There are lots of reasons folks can't migrate to Codeberg or another service like it right now. Many have begun self-hosting their code repositories. But if you're interested in what moving off GitHub is like, I strongly encourage you to explore Codeberg. Hopefully this guide can make some of the bigger lifts in the process a bit more manageable

Cheat Sheet

Hate reading? Here's the abridged version.

Codeberg Migration

  1. Create a GitHub personal access token ("classic" version) with repo privs.
  2. Create a Codeberg account.
  3. Run migrations for all your repos, using the token to pull issues, PRs, etc.
    • Don't forget to mark private ones private!
  4. Make a final commit to the now-migrated GitHub repo indicating the move.
  5. Archive the repo on GitHub.
  6. Change your local clones to point to Codeberg as their upstreams.
  7. Lather, rinse, repeat for all your repositories on GitHub.

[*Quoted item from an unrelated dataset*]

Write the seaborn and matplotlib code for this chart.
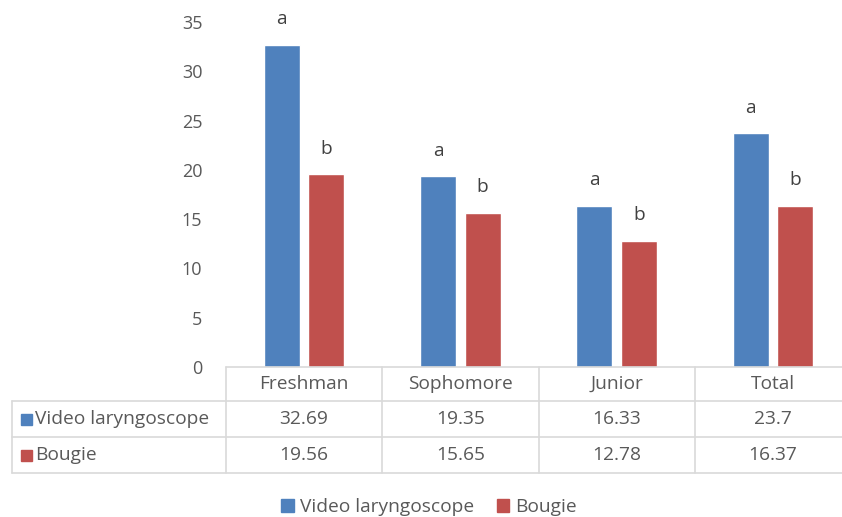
import pandas as pd
import seaborn as sns
import matplotlib.pyplot as plt
from matplotlib.patches import Rectangle
from matplotlib.lines import Line2D
from matplotlib.transforms import blended_transform_factory

# data
categories = ['Freshman', 'Sophomore', 'Junior', 'Total']
series = ['Video laryngoscope', 'Bougie']
video_laryngoscope = [32.69, 19.35, 16.33, 23.7]
bougie = [19.56, 15.65, 12.78, 16.37]
video_letters = ['a', 'a', 'a', 'a']
bougie_letters = ['b', 'b', 'b', 'b']
video_labels = ['32.69', '19.35', '16.33', '23.7']
bougie_labels = ['19.56', '15.65', '12.78', '16.37']

blue = '#4F81BD'
red = '#C0504D'
text_col = '#595959'
grid_col = '#D9D9D9'

df = pd.DataFrame({
    'Category': categories * 2,
    'Series': [series[0]] * 4 + [series[1]] * 4,
    'Value': video_laryngoscope + bougie,
})

sns.set_style('white')
plt.rcParams['font.family'] = ['Open Sans', 'DejaVu Sans']
fs = 13.8

W, H = 842, 517
fig = plt.figure(figsize=(W / 100, H / 100), dpi=100)
ax = fig.add_axes([226 / W, 1 - 367 / H, 625 / W, (367 - 22) / H])

sns.barplot(data=df, x='Category', y='Value', hue='Series', order=categories,
            hue_order=series, palette=[blue, red], width=0.57, gap=0.19,
            saturation=1, ax=ax, legend=False)

ax.set_xlim(-0.5, 3.5)
ax.set_ylim(0, 35)
ax.set_yticks(range(0, 36, 5))
ax.set_xticks([])
ax.set_xlabel('')
ax.set_ylabel('')
ax.tick_params(axis='y', length=0, pad=17, labelsize=13, labelcolor=text_col)
sns.despine(ax=ax, left=True, bottom=True)

# significance letters above the bars
off = 0.57 / 4
for i in range(len(categories)):
    ax.text(i - off, video_laryngoscope[i] + 2.6, video_letters[i], ha='center',
            va='center', fontsize=fs, color='#404040', clip_on=False)
    ax.text(i + off, bougie[i] + 2.6, bougie_letters[i], ha='center',
            va='center', fontsize=fs, color='#404040', clip_on=False)

# data table under the plot
def fy(px):
    return 1 - px / H

tr = blended_transform_factory(ax.transData, fig.transFigure)
rows = [367, 401, 437, 473]
x_left = 12 / W
x_axes = 226 / W

for y in rows[1:]:
    fig.add_artist(Line2D([x_left, 1], [fy(y), fy(y)], color=grid_col, lw=1.2))
fig.add_artist(Line2D([x_axes, 1], [fy(rows[0]), fy(rows[0])], color=grid_col, lw=1.2))
fig.add_artist(Line2D([x_left, x_left], [fy(rows[1]), fy(rows[3])], color=grid_col, lw=1.2))
for b in [-0.5, 0.5, 1.5, 2.5]:
    fig.add_artist(Line2D([b, b], [fy(rows[0]), fy(rows[3])], color=grid_col,
                          lw=1.2, transform=tr))

for i, cat in enumerate(categories):
    fig.text(i, fy((rows[0] + rows[1]) / 2), cat, transform=tr, ha='center',
             va='center', fontsize=fs, color=text_col)
    fig.text(i, fy((rows[1] + rows[2]) / 2), video_labels[i], transform=tr,
             ha='center', va='center', fontsize=fs, color=text_col)
    fig.text(i, fy((rows[2] + rows[3]) / 2), bougie_labels[i], transform=tr,
             ha='center', va='center', fontsize=fs, color=text_col)

for r, (name, col) in enumerate(zip(series, [blue, red])):
    yc = (rows[r + 1] + rows[r + 2]) / 2
    fig.add_artist(Rectangle((21 / W, fy(yc + 6)), 11 / W, 11 / H,
                             color=col, transform=fig.transFigure))
    fig.text(35 / W, fy(yc), name, ha='left', va='center', fontsize=fs,
             color=text_col)

# bottom legend
handles = [Rectangle((0, 0), 1, 1, color=blue), Rectangle((0, 0), 1, 1, color=red)]
fig.legend(handles, series, loc='center', bbox_to_anchor=(429 / W, fy(507)),
           ncol=2, frameon=False, fontsize=fs, handlelength=0.65,
           handleheight=0.65, handletextpad=0.3, columnspacing=1.2,
           labelcolor=text_col)

fig.savefig('out.png', dpi=100)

Codeberg Pages with SSGs and Custom Domains

  1. Set up a source repository for your SSG content.
  2. Set up a second, empty repo as its "pages" repo.
    • Make the default branch pages, not main.
    • Initialize it with a placeholder index.html.
    • If you instead want to use a branch of the source repo, make the pages branch and reshape it from the main to contain only your web content. Commit and push to make the pages remote branch. Switch back to main.
  3. Add the pages repo as a submodule to your source.
    • If going the one-repo-two-branches way, add the branch of your source as a submodule. Don't forget -b pages in the command!
  4. Add a .domains file to the root of the submodule, using the custom domain first and appropriate aliases on subsequent lines
  5. Run your SSG build command. Copy the results into the pages repo.
  6. cd into that repo, commit all changes, and push upstream.
  7. cd up and commit the submodule change, and push that upstream.
  8. Script it out!
  9. Set up your custom domain with CNAME or ALIAS records, as described by the docs.
  10. Wait for the records to update, and go visit your site!